## What is asked
Leaving the pictures out, print the lines from the first line of the listing through the line containing "return 10 ** X, 10 ** Y", exactly as they read, and no others.

## Material provided
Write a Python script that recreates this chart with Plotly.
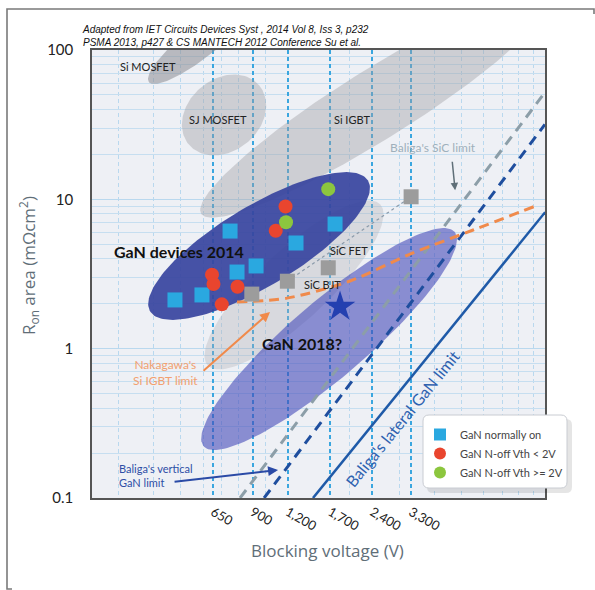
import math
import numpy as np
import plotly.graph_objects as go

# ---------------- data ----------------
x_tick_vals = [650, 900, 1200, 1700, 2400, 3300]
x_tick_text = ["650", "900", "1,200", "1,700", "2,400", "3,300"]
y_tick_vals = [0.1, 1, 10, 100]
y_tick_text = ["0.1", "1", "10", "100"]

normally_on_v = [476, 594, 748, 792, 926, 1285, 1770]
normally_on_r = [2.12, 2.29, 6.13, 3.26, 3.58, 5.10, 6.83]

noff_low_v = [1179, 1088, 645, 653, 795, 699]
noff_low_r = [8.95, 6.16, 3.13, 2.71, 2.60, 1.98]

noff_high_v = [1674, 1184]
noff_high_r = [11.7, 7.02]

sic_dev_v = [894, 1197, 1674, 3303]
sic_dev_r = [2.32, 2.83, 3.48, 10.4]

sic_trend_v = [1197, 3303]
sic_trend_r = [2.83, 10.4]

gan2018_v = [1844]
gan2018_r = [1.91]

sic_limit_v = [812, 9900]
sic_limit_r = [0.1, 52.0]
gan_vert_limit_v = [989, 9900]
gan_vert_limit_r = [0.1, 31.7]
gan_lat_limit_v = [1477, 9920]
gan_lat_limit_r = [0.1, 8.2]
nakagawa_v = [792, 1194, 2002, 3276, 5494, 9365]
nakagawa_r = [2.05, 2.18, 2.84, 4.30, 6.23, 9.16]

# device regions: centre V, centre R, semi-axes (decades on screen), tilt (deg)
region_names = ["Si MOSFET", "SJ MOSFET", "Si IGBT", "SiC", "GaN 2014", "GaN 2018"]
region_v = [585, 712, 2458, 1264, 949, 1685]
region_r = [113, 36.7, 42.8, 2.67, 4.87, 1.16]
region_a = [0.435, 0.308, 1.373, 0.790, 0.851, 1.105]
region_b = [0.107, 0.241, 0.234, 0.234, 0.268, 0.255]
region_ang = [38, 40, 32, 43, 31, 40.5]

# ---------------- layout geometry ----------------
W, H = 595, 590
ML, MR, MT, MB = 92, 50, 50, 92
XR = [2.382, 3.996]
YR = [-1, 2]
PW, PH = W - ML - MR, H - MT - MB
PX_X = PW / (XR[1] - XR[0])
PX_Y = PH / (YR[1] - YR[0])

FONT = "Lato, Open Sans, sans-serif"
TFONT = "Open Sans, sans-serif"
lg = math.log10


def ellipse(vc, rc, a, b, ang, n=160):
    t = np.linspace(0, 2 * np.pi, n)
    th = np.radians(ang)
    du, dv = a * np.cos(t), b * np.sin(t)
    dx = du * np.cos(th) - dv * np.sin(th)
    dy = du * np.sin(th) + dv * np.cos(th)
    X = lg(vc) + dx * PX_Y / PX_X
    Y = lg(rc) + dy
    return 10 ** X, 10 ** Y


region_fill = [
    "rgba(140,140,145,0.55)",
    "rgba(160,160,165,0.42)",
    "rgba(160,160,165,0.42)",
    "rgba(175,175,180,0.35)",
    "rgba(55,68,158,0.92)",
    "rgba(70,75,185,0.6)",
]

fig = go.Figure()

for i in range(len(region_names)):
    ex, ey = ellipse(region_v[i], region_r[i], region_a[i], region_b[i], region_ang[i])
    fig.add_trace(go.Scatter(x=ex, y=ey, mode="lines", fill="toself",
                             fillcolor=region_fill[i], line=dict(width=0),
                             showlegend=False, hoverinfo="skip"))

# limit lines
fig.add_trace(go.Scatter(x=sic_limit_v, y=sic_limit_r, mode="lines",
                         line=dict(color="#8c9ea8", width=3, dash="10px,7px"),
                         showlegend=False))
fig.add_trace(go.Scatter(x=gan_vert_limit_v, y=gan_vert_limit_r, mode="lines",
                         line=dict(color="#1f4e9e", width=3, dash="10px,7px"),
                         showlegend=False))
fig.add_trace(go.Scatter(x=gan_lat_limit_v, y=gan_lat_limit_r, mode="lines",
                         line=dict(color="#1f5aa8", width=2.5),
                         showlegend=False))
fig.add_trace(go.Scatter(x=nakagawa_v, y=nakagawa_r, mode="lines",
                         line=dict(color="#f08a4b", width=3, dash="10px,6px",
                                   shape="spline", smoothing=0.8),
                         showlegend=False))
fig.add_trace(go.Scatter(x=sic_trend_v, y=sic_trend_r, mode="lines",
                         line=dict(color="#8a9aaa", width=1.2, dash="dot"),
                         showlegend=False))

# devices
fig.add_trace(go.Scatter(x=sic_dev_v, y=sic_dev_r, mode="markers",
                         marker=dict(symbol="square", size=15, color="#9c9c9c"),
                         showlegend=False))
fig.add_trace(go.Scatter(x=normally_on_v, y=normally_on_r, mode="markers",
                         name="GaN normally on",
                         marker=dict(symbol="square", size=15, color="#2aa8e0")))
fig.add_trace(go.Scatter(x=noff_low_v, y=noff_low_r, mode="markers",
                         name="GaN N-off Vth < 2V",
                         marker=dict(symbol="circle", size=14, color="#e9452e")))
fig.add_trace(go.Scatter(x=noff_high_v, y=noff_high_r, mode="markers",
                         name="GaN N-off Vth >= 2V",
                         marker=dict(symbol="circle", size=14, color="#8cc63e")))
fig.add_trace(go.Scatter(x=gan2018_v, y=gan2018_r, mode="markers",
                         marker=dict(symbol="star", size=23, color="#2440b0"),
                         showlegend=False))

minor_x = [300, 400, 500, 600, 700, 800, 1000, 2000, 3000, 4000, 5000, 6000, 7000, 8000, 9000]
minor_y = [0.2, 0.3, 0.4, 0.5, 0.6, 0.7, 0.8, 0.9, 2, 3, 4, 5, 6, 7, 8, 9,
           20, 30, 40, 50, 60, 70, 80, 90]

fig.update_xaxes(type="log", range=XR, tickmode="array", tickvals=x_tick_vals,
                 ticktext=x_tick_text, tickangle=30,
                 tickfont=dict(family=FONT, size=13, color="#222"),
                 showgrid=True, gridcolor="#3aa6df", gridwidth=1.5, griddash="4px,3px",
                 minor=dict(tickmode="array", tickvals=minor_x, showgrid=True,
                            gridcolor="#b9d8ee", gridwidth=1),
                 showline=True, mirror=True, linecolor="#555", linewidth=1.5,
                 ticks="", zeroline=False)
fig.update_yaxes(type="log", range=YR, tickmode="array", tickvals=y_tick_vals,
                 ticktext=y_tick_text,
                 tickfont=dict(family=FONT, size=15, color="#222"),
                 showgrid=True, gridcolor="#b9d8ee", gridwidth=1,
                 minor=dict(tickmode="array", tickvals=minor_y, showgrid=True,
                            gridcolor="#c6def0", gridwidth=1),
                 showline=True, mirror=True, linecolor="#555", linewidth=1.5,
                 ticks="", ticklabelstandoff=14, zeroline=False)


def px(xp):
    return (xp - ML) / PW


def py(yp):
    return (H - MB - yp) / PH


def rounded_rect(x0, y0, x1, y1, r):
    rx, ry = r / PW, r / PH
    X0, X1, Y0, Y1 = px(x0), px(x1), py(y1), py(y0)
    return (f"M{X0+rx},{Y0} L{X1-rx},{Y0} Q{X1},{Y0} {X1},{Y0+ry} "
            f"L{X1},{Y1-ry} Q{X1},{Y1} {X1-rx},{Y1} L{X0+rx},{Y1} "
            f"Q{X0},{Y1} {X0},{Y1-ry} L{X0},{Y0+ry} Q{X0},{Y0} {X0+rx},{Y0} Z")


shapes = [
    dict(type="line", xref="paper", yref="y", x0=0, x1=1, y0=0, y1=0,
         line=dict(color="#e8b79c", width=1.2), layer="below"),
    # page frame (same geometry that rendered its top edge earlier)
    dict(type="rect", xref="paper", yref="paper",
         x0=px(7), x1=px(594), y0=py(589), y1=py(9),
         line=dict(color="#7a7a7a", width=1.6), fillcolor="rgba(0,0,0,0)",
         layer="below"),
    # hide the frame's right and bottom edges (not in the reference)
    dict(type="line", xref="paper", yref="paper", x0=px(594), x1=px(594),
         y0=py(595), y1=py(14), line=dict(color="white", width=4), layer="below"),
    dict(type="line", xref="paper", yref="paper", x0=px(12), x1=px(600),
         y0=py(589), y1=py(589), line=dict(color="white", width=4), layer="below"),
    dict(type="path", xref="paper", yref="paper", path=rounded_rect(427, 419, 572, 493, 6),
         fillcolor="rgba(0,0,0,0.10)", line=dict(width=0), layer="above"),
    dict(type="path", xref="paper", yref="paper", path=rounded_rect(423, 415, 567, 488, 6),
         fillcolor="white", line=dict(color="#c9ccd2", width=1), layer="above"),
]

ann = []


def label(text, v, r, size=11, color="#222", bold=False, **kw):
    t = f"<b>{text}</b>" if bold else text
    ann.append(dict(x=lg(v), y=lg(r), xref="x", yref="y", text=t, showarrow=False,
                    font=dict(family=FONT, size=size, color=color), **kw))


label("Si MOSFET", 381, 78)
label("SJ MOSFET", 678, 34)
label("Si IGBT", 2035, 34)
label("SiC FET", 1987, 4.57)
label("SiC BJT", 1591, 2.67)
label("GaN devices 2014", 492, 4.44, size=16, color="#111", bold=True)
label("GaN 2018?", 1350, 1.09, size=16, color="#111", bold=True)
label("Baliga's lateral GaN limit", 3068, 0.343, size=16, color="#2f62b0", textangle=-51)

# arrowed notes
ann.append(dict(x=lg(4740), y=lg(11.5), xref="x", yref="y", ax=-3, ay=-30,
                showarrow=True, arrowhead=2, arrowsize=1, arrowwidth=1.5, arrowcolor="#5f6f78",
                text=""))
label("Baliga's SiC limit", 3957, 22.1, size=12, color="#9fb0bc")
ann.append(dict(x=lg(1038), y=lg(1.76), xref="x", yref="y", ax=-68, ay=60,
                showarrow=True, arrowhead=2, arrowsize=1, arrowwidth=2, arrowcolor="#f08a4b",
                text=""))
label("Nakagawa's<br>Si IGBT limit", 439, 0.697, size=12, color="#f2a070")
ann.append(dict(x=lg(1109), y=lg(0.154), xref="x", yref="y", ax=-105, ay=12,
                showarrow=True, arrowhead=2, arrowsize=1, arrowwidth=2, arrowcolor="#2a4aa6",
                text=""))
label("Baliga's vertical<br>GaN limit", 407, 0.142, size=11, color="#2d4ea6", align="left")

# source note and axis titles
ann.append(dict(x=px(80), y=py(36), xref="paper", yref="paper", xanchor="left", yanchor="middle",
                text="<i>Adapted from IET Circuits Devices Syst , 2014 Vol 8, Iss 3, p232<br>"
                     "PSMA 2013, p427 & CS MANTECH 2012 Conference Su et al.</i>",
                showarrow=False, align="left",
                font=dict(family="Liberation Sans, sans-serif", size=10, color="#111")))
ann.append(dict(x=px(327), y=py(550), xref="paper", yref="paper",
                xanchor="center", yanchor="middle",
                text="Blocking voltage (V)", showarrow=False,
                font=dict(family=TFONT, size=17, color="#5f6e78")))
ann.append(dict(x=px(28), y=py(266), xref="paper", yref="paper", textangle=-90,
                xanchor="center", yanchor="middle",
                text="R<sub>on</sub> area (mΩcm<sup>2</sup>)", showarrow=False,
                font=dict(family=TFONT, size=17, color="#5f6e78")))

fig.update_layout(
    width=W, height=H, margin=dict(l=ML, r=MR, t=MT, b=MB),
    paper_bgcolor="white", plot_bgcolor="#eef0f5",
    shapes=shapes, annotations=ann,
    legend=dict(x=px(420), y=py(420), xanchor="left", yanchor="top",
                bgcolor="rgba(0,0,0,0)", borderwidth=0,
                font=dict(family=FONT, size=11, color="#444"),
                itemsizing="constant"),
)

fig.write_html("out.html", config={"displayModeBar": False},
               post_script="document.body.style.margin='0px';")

## Final answer
Write a Python script that recreates this chart with Plotly.
import math
import numpy as np
import plotly.graph_objects as go

# ---------------- data ----------------
x_tick_vals = [650, 900, 1200, 1700, 2400, 3300]
x_tick_text = ["650", "900", "1,200", "1,700", "2,400", "3,300"]
y_tick_vals = [0.1, 1, 10, 100]
y_tick_text = ["0.1", "1", "10", "100"]

normally_on_v = [476, 594, 748, 792, 926, 1285, 1770]
normally_on_r = [2.12, 2.29, 6.13, 3.26, 3.58, 5.10, 6.83]

noff_low_v = [1179, 1088, 645, 653, 795, 699]
noff_low_r = [8.95, 6.16, 3.13, 2.71, 2.60, 1.98]

noff_high_v = [1674, 1184]
noff_high_r = [11.7, 7.02]

sic_dev_v = [894, 1197, 1674, 3303]
sic_dev_r = [2.32, 2.83, 3.48, 10.4]

sic_trend_v = [1197, 3303]
sic_trend_r = [2.83, 10.4]

gan2018_v = [1844]
gan2018_r = [1.91]

sic_limit_v = [812, 9900]
sic_limit_r = [0.1, 52.0]
gan_vert_limit_v = [989, 9900]
gan_vert_limit_r = [0.1, 31.7]
gan_lat_limit_v = [1477, 9920]
gan_lat_limit_r = [0.1, 8.2]
nakagawa_v = [792, 1194, 2002, 3276, 5494, 9365]
nakagawa_r = [2.05, 2.18, 2.84, 4.30, 6.23, 9.16]

# device regions: centre V, centre R, semi-axes (decades on screen), tilt (deg)
region_names = ["Si MOSFET", "SJ MOSFET", "Si IGBT", "SiC", "GaN 2014", "GaN 2018"]
region_v = [585, 712, 2458, 1264, 949, 1685]
region_r = [113, 36.7, 42.8, 2.67, 4.87, 1.16]
region_a = [0.435, 0.308, 1.373, 0.790, 0.851, 1.105]
region_b = [0.107, 0.241, 0.234, 0.234, 0.268, 0.255]
region_ang = [38, 40, 32, 43, 31, 40.5]

# ---------------- layout geometry ----------------
W, H = 595, 590
ML, MR, MT, MB = 92, 50, 50, 92
XR = [2.382, 3.996]
YR = [-1, 2]
PW, PH = W - ML - MR, H - MT - MB
PX_X = PW / (XR[1] - XR[0])
PX_Y = PH / (YR[1] - YR[0])

FONT = "Lato, Open Sans, sans-serif"
TFONT = "Open Sans, sans-serif"
lg = math.log10


def ellipse(vc, rc, a, b, ang, n=160):
    t = np.linspace(0, 2 * np.pi, n)
    th = np.radians(ang)
    du, dv = a * np.cos(t), b * np.sin(t)
    dx = du * np.cos(th) - dv * np.sin(th)
    dy = du * np.sin(th) + dv * np.cos(th)
    X = lg(vc) + dx * PX_Y / PX_X
    Y = lg(rc) + dy
    return 10 ** X, 10 ** Y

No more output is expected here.